Method A. For this implementation, it is decided to publish the metadata
as Simple Dublin Core in RDF for each xtm file containing the set of published
subjects.
The standard classification chosen was Segment 71 of the Universal Standard
Products and Services Classification (UNSPSC) published by the Electronic
Commerce Code Management Association at http://www.eccma.org.
The classification of the UNSPSC is broken down into 4 levels: Segment,
Family, Class, and Commodity. There are also the core elements of title,
the UNSPSC eight digit hierarchical code called the ECCMA Global Commodity
Classification (EGCC), and the UNSPSC product or service control identifier
number, the ECCMA Global Commodity Indicator (EGCI). Since the ECCMA already
has an identifier, one number that is fixed throughout the lifetime of
each product or service, it will be used to establish the "identity"
of the subject in the topic map.
All Segments of the UNSPSC use Segment, Family, Class, Commodity, EGCC,
EGCI and title. I have placed these in a separate XTM published subject
set: psi-unspsc-core.xtm with
it's corresponding metadata file: psi-unspsc-core-meta.rdf
. The metadata was written as described in Expressing
Simple Dublin Core in RDF. All of the published subject indicators
are contained within the XTM file as resourceData in an occurrence. The
resource data element contains the product or service control identifier
number (EGCI)The published subject identifiers are the fragment identifiers
of the EGCI resourceData element id, in the subjectIndicatorRef within
the subjectIdentity element.
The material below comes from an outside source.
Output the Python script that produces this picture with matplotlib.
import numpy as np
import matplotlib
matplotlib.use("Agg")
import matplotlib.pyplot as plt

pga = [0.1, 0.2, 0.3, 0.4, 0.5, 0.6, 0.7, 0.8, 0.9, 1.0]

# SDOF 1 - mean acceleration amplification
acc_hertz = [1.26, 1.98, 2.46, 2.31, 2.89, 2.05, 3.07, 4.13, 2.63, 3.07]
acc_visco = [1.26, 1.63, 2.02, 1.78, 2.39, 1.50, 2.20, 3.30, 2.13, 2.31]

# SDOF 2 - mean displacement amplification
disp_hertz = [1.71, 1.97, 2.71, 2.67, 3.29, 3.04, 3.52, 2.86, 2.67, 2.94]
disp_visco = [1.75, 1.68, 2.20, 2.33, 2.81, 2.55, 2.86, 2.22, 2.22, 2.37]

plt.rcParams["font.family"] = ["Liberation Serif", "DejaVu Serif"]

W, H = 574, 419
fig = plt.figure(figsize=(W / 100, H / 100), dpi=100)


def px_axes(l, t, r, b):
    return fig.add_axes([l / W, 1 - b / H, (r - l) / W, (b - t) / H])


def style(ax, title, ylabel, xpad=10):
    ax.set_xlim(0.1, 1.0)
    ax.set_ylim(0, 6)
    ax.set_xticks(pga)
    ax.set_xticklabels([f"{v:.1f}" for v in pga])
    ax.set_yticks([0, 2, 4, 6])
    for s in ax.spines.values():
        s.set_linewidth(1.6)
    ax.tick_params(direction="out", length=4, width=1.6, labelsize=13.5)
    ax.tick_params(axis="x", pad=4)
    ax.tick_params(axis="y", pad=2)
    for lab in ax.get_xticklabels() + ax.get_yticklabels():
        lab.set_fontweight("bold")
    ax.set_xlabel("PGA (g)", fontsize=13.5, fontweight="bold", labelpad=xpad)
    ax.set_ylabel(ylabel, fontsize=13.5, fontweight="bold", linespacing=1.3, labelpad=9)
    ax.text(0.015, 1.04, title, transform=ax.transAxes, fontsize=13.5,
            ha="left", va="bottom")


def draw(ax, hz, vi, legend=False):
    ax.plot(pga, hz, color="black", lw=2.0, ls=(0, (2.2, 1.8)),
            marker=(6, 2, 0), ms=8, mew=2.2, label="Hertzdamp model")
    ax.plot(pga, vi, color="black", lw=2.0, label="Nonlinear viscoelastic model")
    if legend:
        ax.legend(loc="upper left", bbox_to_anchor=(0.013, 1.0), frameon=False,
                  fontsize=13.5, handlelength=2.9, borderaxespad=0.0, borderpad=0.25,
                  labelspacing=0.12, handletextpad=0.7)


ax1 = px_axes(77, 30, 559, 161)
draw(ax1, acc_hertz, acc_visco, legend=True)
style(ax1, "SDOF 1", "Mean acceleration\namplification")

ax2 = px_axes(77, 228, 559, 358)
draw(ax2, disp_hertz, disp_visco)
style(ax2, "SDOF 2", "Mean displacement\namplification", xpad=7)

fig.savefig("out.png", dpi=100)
For example, the subject identity of "Family"
is psi-unspsc-core.xtm#psi-unspsc-family-desc.
Also, browsers don't seem to resolve the fragment identifier with only
the .xtm appended with fragment identifiers, so the files have .xml appended
to them (file name is ...core.xtm.xml#psi-unspsc-family-desc). IE does
not take you to each individual fragment, only to the top of the file.
There is a second XTM file that
contains all of the UNSPSC code for Segment 71 (the Mining Services Family
has only been completed and the Oil and Gas Services Family will be added
later on) . It is set up similarly to the one above and also has its metadata
in RDF.
Note 1: The method of appending metadata to the XTM file still needs
to be worked on. The topic "metadata" is of type "psi-unspsc-71"
which is the id of the entire topic map containing the identifiers (Is
this doable?). The metadata is an instance of the Topic Map. The subject
identity of the metadata topic is the RDF metadata.
Note 2: While doing this, I realized that there are some basic PSIs that
need to be worked on as a separate set. We need PSIs for core linguistic
elements such as Acronym, All capitals, character encoding (maybe), xml:language
(maybe), data type for number, etc. I would really like to be able to
fix the data type for the EGCC as NN.NN.NN.NN, for example. I am planning
to work on this for an xml schema example.
Method B. In a second implementation, the published subject indicators
are obtained from the html source. Their public files do not include the
EGCI, so they were added. ECCMA already has fragment identifiers assigned
to each classification on the web page (the 8-digit code, not the service
control identifier number) in their html
files on their website, but since these can be changed with future updates
in the classification, they are not a good choice for published subject
indicators. Here is an example of the published subject indicator for
"Extraction" unspsc-71-pubsubj.htm#010295
. Since it is an html file, the browser does know to take you to the fragment.
This is one benefit of this approach. The subject identifiers from the
XTM file point to them. We would
not need to write any content into the resourceData, since we already
have subject indicators from ECCMA. I have deleted all of the occurrences
that were in the XTM file used in Method A. The metadata
is included within the html file.
Note 3: Encoding Dublin Core Metadata in HTML (DCMI, Network Working
Group) was used as a guide to write the metadata in the html. See http://www.ietf.org/rfc/rfc2731.txt.
|